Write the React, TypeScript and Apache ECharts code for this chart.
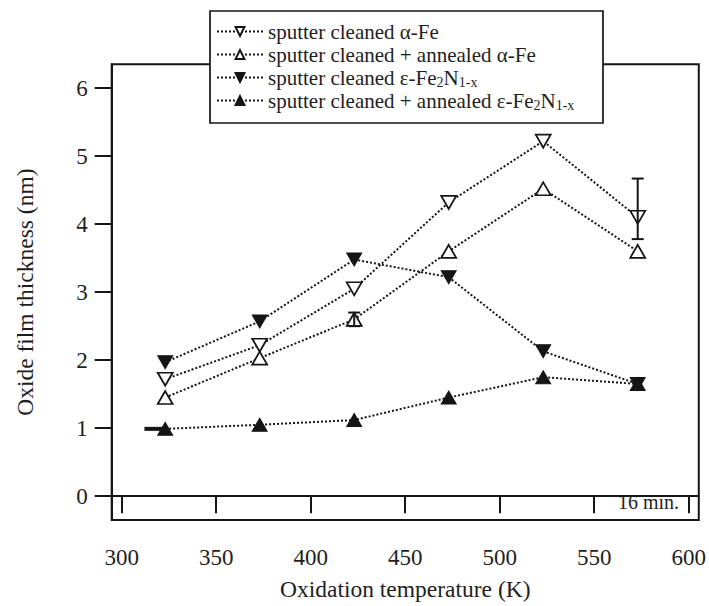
import React, { useEffect, useRef } from "react";
import * as echarts from "echarts";

const temperatures = [323, 373, 423, 473, 523, 573];
const alphaSputter = [1.72, 2.22, 3.05, 4.32, 5.22, 4.1];
const alphaAnnealed = [1.45, 2.03, 2.6, 3.6, 4.52, 3.6];
const epsSputter = [1.97, 2.57, 3.48, 3.22, 2.13, 1.65];
const epsAnnealed = [0.99, 1.05, 1.12, 1.45, 1.75, 1.65];

const seriesNames = [
  "sputter cleaned α-Fe",
  "sputter cleaned + annealed α-Fe",
  "sputter cleaned ε-Fe2N1-x",
  "sputter cleaned + annealed ε-Fe2N1-x",
];
const legendRich: Record<string, string> = {
  "sputter cleaned α-Fe": "{t|sputter cleaned α-Fe}",
  "sputter cleaned + annealed α-Fe": "{t|sputter cleaned + annealed α-Fe}",
  "sputter cleaned ε-Fe2N1-x": "{t|sputter cleaned ε-Fe}{s|2}{t|N}{s|1-x}",
  "sputter cleaned + annealed ε-Fe2N1-x": "{t|sputter cleaned + annealed ε-Fe}{s|2}{t|N}{s|1-x}",
};

const xTicks = [300, 350, 400, 450, 500, 550, 600];
const yTicks = [0, 1, 2, 3, 4, 5, 6];

// vertical error bars: temperature, low, high
const errTemps = [573, 423];
const errLow = [3.78, 2.5];
const errHigh = [4.67, 2.7];
// short horizontal bar at the first annealed nitride point
const hErrY = [0.99];
const hErrFrom = [312];
const hErrTo = [323];

const FONT = "Liberation Serif, DejaVu Serif, serif";
const INK = "#151515";
const TXT = "#1e1e1e";
const DOWN = "path://M0,0 L10,0 L5,9 Z";
const UP = "path://M5,0 L10,9 L0,9 Z";

export default function App() {
  const ref = useRef<HTMLDivElement>(null);
  useEffect(() => {
    if (!ref.current) return;
    const chart = echarts.init(ref.current, undefined, { renderer: "svg" });
    const lineStyle = { color: INK, width: 2, type: [2, 2] as any };
    const mk = (name: string, vals: number[], symbol: string, filled: boolean) => ({
      name,
      type: "line",
      data: temperatures.map((t, i) => [t, vals[i]]),
      symbol,
      symbolSize: [15, 13],
      showSymbol: true,
      lineStyle,
      itemStyle: filled
        ? { color: INK, borderColor: INK, borderWidth: 1 }
        : { color: "#fff", borderColor: INK, borderWidth: 1.7 },
      z: 2,
    });
    chart.setOption({
      animation: false,
      grid: {
        left: 111.7,
        right: 10,
        top: 64.3,
        bottom: 82.3,
        show: true,
        borderColor: INK,
        borderWidth: 2,
      },
      xAxis: {
        type: "value",
        min: 294.7,
        max: 605.3,
        name: "Oxidation temperature (K)",
        nameLocation: "middle",
        nameGap: 57,
        nameTextStyle: { fontFamily: FONT, fontSize: 23.5, color: TXT },
        axisLine: { show: true, lineStyle: { color: INK, width: 2 } },
        axisTick: { show: true, inside: false, length: 17, customValues: xTicks, lineStyle: { color: INK, width: 2 } },
        axisLabel: { customValues: xTicks, margin: 26, fontFamily: FONT, fontSize: 23, color: TXT },
        splitLine: { show: false },
      },
      yAxis: {
        type: "value",
        min: -0.35,
        max: 6.35,
        name: "Oxide film thickness (nm)",
        nameLocation: "middle",
        nameGap: 75,
        nameTextStyle: { fontFamily: FONT, fontSize: 23.5, color: TXT },
        axisLine: { show: true, lineStyle: { color: INK, width: 2 } },
        axisTick: { show: true, inside: false, length: 17, customValues: yTicks, lineStyle: { color: INK, width: 2 } },
        axisLabel: { customValues: yTicks, margin: 24, fontFamily: FONT, fontSize: 23, color: TXT },
        splitLine: { show: false },
      },
      legend: {
        data: seriesNames,
        orient: "vertical",
        left: 210,
        top: 11,
        padding: [9, 6, 11, 6],
        itemWidth: 46,
        itemHeight: 11,
        itemGap: 0,
        z: 10,
        formatter: (n: string) => legendRich[n] || n,
        textStyle: {
          fontFamily: FONT,
          fontSize: 21,
          lineHeight: 23,
          color: TXT,
          rich: {
            t: { fontFamily: FONT, fontSize: 21, color: TXT, lineHeight: 23 },
            s: { fontFamily: FONT, fontSize: 14, color: TXT, lineHeight: 14, verticalAlign: "bottom" },
          },
        },
      },
      graphic: [
        {
          type: "rect",
          z: 5,
          shape: { x: 210, y: 11, width: 393, height: 112 },
          style: { fill: "#fff", stroke: INK, lineWidth: 1.7 },
        },
        {
          type: "text",
          x: 618,
          y: 502,
          style: { text: "16 min.", fontFamily: FONT, fontSize: 20, fill: TXT, verticalAlign: "middle" },
        },
      ],
      series: [
        mk(seriesNames[0], alphaSputter, DOWN, false),
        mk(seriesNames[1], alphaAnnealed, UP, false),
        mk(seriesNames[2], epsSputter, DOWN, true),
        mk(seriesNames[3], epsAnnealed, UP, true),
        {
          type: "custom",
          name: "errV",
          z: 4,
          data: errTemps.map((t, i) => [t, errLow[i], errHigh[i]]),
          renderItem: (_p: any, api: any) => {
            const t = api.value(0);
            const a = api.coord([t, api.value(1)]);
            const b = api.coord([t, api.value(2)]);
            const w = 6;
            const st = { stroke: INK, lineWidth: 2 };
            return {
              type: "group",
              children: [
                { type: "line", shape: { x1: a[0], y1: a[1], x2: b[0], y2: b[1] }, style: st },
                { type: "line", shape: { x1: a[0] - w, y1: a[1], x2: a[0] + w, y2: a[1] }, style: st },
                { type: "line", shape: { x1: b[0] - w, y1: b[1], x2: b[0] + w, y2: b[1] }, style: st },
              ],
            };
          },
        },
        {
          type: "custom",
          name: "errH",
          z: 1,
          data: hErrY.map((y, i) => [hErrFrom[i], hErrTo[i], y]),
          renderItem: (_p: any, api: any) => {
            const a = api.coord([api.value(0), api.value(2)]);
            const b = api.coord([api.value(1), api.value(2)]);
            return {
              type: "line",
              shape: { x1: a[0], y1: a[1], x2: b[0], y2: b[1] },
              style: { stroke: INK, lineWidth: 4 },
            };
          },
        },
      ],
    });
    return () => chart.dispose();
  }, []);
  return (
    <div
      ref={ref}
      style={{ position: "fixed", left: 0, top: 0, width: 709, height: 606, background: "#fff" }}
    />
  );
}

*YOUR TASK*: Find every line that has "React" in it, then return those lines.

*EXERCISE RESULT*:
Write the React, TypeScript and Apache ECharts code for this chart.
import React, { useEffect, useRef } from "react";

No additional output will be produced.